-- Set exercise --
Restate the data word for word and leave the images out.

-- Collected data --

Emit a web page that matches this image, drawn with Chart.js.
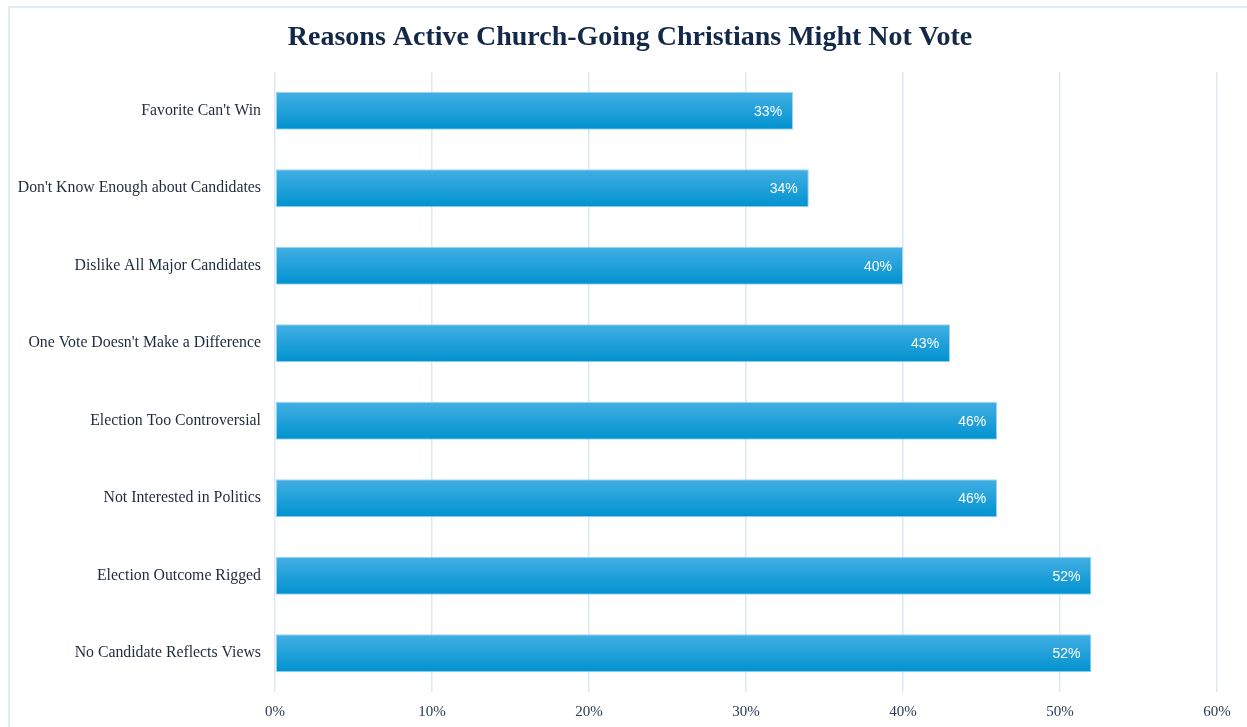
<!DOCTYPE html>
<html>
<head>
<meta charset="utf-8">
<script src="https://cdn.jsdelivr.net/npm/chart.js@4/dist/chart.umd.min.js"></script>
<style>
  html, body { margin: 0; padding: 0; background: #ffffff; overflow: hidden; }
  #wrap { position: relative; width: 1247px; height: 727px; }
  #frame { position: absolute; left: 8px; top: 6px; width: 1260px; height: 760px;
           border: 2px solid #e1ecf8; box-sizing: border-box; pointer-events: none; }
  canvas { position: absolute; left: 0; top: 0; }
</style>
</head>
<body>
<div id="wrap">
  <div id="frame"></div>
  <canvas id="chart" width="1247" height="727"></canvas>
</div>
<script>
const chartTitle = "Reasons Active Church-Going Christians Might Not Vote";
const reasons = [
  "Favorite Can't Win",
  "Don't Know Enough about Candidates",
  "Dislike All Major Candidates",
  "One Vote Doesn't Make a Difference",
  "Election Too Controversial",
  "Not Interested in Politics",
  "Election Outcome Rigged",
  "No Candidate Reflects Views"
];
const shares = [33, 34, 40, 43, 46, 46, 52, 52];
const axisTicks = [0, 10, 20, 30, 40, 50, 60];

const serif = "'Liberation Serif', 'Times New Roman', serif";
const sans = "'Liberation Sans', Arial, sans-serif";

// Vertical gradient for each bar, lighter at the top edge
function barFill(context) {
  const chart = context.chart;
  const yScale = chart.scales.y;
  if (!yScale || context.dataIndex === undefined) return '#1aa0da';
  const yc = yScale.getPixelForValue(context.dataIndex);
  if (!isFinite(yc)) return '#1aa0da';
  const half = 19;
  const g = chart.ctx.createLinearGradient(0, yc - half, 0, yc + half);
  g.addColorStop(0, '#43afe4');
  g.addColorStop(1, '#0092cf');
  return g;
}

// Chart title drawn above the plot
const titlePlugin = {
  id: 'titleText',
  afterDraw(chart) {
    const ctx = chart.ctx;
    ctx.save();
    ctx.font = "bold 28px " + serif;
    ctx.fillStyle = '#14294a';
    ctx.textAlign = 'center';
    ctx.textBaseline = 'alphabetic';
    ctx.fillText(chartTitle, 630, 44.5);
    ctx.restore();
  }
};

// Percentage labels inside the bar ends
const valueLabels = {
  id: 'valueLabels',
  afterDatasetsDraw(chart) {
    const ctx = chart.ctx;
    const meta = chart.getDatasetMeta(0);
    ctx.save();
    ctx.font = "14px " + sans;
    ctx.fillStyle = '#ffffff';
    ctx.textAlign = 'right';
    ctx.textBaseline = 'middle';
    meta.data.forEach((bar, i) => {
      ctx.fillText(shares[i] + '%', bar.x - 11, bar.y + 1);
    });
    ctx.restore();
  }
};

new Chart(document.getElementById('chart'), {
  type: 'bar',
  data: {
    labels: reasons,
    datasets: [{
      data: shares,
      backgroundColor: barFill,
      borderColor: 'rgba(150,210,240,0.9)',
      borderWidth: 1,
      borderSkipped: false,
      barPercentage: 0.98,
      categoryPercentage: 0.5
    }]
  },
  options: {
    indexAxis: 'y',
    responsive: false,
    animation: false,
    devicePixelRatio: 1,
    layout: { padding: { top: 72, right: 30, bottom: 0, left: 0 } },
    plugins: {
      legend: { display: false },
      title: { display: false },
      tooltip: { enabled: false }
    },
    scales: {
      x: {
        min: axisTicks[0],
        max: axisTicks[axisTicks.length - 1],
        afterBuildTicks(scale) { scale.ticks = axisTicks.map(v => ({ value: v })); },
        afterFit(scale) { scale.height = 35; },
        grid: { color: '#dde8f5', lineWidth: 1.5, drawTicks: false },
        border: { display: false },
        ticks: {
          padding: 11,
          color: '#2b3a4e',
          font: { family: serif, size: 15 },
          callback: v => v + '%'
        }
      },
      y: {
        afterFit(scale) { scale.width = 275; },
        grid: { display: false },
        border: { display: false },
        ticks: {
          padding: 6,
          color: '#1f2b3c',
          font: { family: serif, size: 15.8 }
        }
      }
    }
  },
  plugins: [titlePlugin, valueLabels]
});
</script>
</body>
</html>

-- Reply to the exercise --
Emit a web page that matches this image, drawn with Chart.js.
<!DOCTYPE html>
<html>
<head>
<meta charset="utf-8">
<script src="https://cdn.jsdelivr.net/npm/chart.js@4/dist/chart.umd.min.js"></script>
<style>
  html, body { margin: 0; padding: 0; background: #ffffff; overflow: hidden; }
  #wrap { position: relative; width: 1247px; height: 727px; }
  #frame { position: absolute; left: 8px; top: 6px; width: 1260px; height: 760px;
           border: 2px solid #e1ecf8; box-sizing: border-box; pointer-events: none; }
  canvas { position: absolute; left: 0; top: 0; }
</style>
</head>
<body>
<div id="wrap">
  <div id="frame"></div>
  <canvas id="chart" width="1247" height="727"></canvas>
</div>
<script>
const chartTitle = "Reasons Active Church-Going Christians Might Not Vote";
const reasons = [
  "Favorite Can't Win",
  "Don't Know Enough about Candidates",
  "Dislike All Major Candidates",
  "One Vote Doesn't Make a Difference",
  "Election Too Controversial",
  "Not Interested in Politics",
  "Election Outcome Rigged",
  "No Candidate Reflects Views"
];
const shares = [33, 34, 40, 43, 46, 46, 52, 52];
const axisTicks = [0, 10, 20, 30, 40, 50, 60];

const serif = "'Liberation Serif', 'Times New Roman', serif";
const sans = "'Liberation Sans', Arial, sans-serif";

// Vertical gradient for each bar, lighter at the top edge
function barFill(context) {
  const chart = context.chart;
  const yScale = chart.scales.y;
  if (!yScale || context.dataIndex === undefined) return '#1aa0da';
  const yc = yScale.getPixelForValue(context.dataIndex);
  if (!isFinite(yc)) return '#1aa0da';
  const half = 19;
  const g = chart.ctx.createLinearGradient(0, yc - half, 0, yc + half);
  g.addColorStop(0, '#43afe4');
  g.addColorStop(1, '#0092cf');
  return g;
}

// Chart title drawn above the plot
const titlePlugin = {
  id: 'titleText',
  afterDraw(chart) {
    const ctx = chart.ctx;
    ctx.save();
    ctx.font = "bold 28px " + serif;
    ctx.fillStyle = '#14294a';
    ctx.textAlign = 'center';
    ctx.textBaseline = 'alphabetic';
    ctx.fillText(chartTitle, 630, 44.5);
    ctx.restore();
  }
};

// Percentage labels inside the bar ends
const valueLabels = {
  id: 'valueLabels',
  afterDatasetsDraw(chart) {
    const ctx = chart.ctx;
    const meta = chart.getDatasetMeta(0);
    ctx.save();
    ctx.font = "14px " + sans;
    ctx.fillStyle = '#ffffff';
    ctx.textAlign = 'right';
    ctx.textBaseline = 'middle';
    meta.data.forEach((bar, i) => {
      ctx.fillText(shares[i] + '%', bar.x - 11, bar.y + 1);
    });
    ctx.restore();
  }
};

new Chart(document.getElementById('chart'), {
  type: 'bar',
  data: {
    labels: reasons,
    datasets: [{
      data: shares,
      backgroundColor: barFill,
      borderColor: 'rgba(150,210,240,0.9)',
      borderWidth: 1,
      borderSkipped: false,
      barPercentage: 0.98,
      categoryPercentage: 0.5
    }]
  },
  options: {
    indexAxis: 'y',
    responsive: false,
    animation: false,
    devicePixelRatio: 1,
    layout: { padding: { top: 72, right: 30, bottom: 0, left: 0 } },
    plugins: {
      legend: { display: false },
      title: { display: false },
      tooltip: { enabled: false }
    },
    scales: {
      x: {
        min: axisTicks[0],
        max: axisTicks[axisTicks.length - 1],
        afterBuildTicks(scale) { scale.ticks = axisTicks.map(v => ({ value: v })); },
        afterFit(scale) { scale.height = 35; },
        grid: { color: '#dde8f5', lineWidth: 1.5, drawTicks: false },
        border: { display: false },
        ticks: {
          padding: 11,
          color: '#2b3a4e',
          font: { family: serif, size: 15 },
          callback: v => v + '%'
        }
      },
      y: {
        afterFit(scale) { scale.width = 275; },
        grid: { display: false },
        border: { display: false },
        ticks: {
          padding: 6,
          color: '#1f2b3c',
          font: { family: serif, size: 15.8 }
        }
      }
    }
  },
  plugins: [titlePlugin, valueLabels]
});
</script>
</body>
</html>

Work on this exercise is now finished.